### Supplied material

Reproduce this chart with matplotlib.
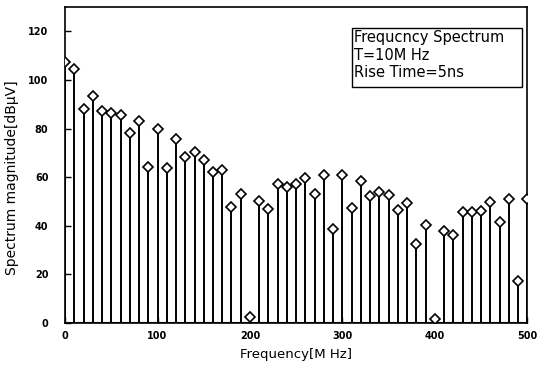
import matplotlib
matplotlib.use("Agg")
from matplotlib import pyplot as plt
from matplotlib.patches import Rectangle
import numpy as np

# harmonics every 10 MHz
freq_mhz = np.arange(0, 510, 10)
magnitude_dbuv = [
    107.4, 104.4, 88.2, 93.3, 87.1, 86.2, 85.5, 78.1, 83.3, 64.0,
    80.0, 63.8, 75.8, 68.2, 70.2, 67.2, 62.0, 63.1, 47.9, 52.9,
    2.5, 50.0, 46.8, 57.2, 55.9, 57.2, 59.6, 53.0, 61.0, 38.6,
    60.7, 47.5, 58.3, 52.3, 54.0, 52.6, 46.7, 49.3, 32.5, 40.2,
    1.8, 37.9, 36.4, 45.5, 45.5, 45.9, 49.7, 41.7, 51.2, 17.2,
    51.0,
]
x_ticks = [0, 100, 200, 300, 400, 500]
y_ticks = [0, 20, 40, 60, 80, 100, 120]
info_lines = ['Frequcncy Spectrum', 'T=10M Hz', 'Rise Time=5ns']

plt.rcParams['font.family'] = ['DejaVu Sans']

fig = plt.figure(figsize=(5.47, 3.70), dpi=100)
ax = fig.add_axes([0.119, 0.127, 0.845, 0.854])

markerline, stemlines, baseline = ax.stem(freq_mhz, magnitude_dbuv, linefmt='k-',
                                          markerfmt='D', basefmt='k-')
stemlines.set_linewidth(1.4)
markerline.set_markersize(4.6)
markerline.set_markerfacecolor('white')
markerline.set_markeredgecolor('black')
markerline.set_markeredgewidth(1.2)
markerline.set_zorder(3)
baseline.set_linewidth(1.5)

ax.set_xlim(0, 500)
ax.set_ylim(0, 130)
ax.set_xticks(x_ticks)
ax.set_yticks(y_ticks)
ax.tick_params(direction='in', length=4, width=1, labelsize=7)
ax.tick_params(axis='x', pad=6)
ax.tick_params(axis='y', pad=12)
for lbl in ax.get_xticklabels() + ax.get_yticklabels():
    lbl.set_fontweight('bold')
for sp in ax.spines.values():
    sp.set_linewidth(1.2)

ax.set_xlabel('Frequency[M Hz]', fontsize=9.5, labelpad=5)
ax.set_ylabel('Spectrum magnitude[dB\u03bcV]', fontsize=10, labelpad=6)
ax.yaxis.set_label_coords(-0.1, 0.46)

# info box in the upper right corner
ax.add_patch(Rectangle((0.621, 0.747), 0.368, 0.187, transform=ax.transAxes,
                       facecolor='white', edgecolor='black', linewidth=1, zorder=4))
ax.text(0.625, 0.927, '\n'.join(info_lines), transform=ax.transAxes,
        fontsize=10.5, va='top', ha='left', linespacing=1.22, zorder=5)

fig.savefig('out.png', dpi=100)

### Aim
Set down the complete material exactly, but do not include the images.

### Correct result
Reproduce this chart with matplotlib.
import matplotlib
matplotlib.use("Agg")
from matplotlib import pyplot as plt
from matplotlib.patches import Rectangle
import numpy as np

# harmonics every 10 MHz
freq_mhz = np.arange(0, 510, 10)
magnitude_dbuv = [
    107.4, 104.4, 88.2, 93.3, 87.1, 86.2, 85.5, 78.1, 83.3, 64.0,
    80.0, 63.8, 75.8, 68.2, 70.2, 67.2, 62.0, 63.1, 47.9, 52.9,
    2.5, 50.0, 46.8, 57.2, 55.9, 57.2, 59.6, 53.0, 61.0, 38.6,
    60.7, 47.5, 58.3, 52.3, 54.0, 52.6, 46.7, 49.3, 32.5, 40.2,
    1.8, 37.9, 36.4, 45.5, 45.5, 45.9, 49.7, 41.7, 51.2, 17.2,
    51.0,
]
x_ticks = [0, 100, 200, 300, 400, 500]
y_ticks = [0, 20, 40, 60, 80, 100, 120]
info_lines = ['Frequcncy Spectrum', 'T=10M Hz', 'Rise Time=5ns']

plt.rcParams['font.family'] = ['DejaVu Sans']

fig = plt.figure(figsize=(5.47, 3.70), dpi=100)
ax = fig.add_axes([0.119, 0.127, 0.845, 0.854])

markerline, stemlines, baseline = ax.stem(freq_mhz, magnitude_dbuv, linefmt='k-',
                                          markerfmt='D', basefmt='k-')
stemlines.set_linewidth(1.4)
markerline.set_markersize(4.6)
markerline.set_markerfacecolor('white')
markerline.set_markeredgecolor('black')
markerline.set_markeredgewidth(1.2)
markerline.set_zorder(3)
baseline.set_linewidth(1.5)

ax.set_xlim(0, 500)
ax.set_ylim(0, 130)
ax.set_xticks(x_ticks)
ax.set_yticks(y_ticks)
ax.tick_params(direction='in', length=4, width=1, labelsize=7)
ax.tick_params(axis='x', pad=6)
ax.tick_params(axis='y', pad=12)
for lbl in ax.get_xticklabels() + ax.get_yticklabels():
    lbl.set_fontweight('bold')
for sp in ax.spines.values():
    sp.set_linewidth(1.2)

ax.set_xlabel('Frequency[M Hz]', fontsize=9.5, labelpad=5)
ax.set_ylabel('Spectrum magnitude[dB\u03bcV]', fontsize=10, labelpad=6)
ax.yaxis.set_label_coords(-0.1, 0.46)

# info box in the upper right corner
ax.add_patch(Rectangle((0.621, 0.747), 0.368, 0.187, transform=ax.transAxes,
                       facecolor='white', edgecolor='black', linewidth=1, zorder=4))
ax.text(0.625, 0.927, '\n'.join(info_lines), transform=ax.transAxes,
        fontsize=10.5, va='top', ha='left', linespacing=1.22, zorder=5)

fig.savefig('out.png', dpi=100)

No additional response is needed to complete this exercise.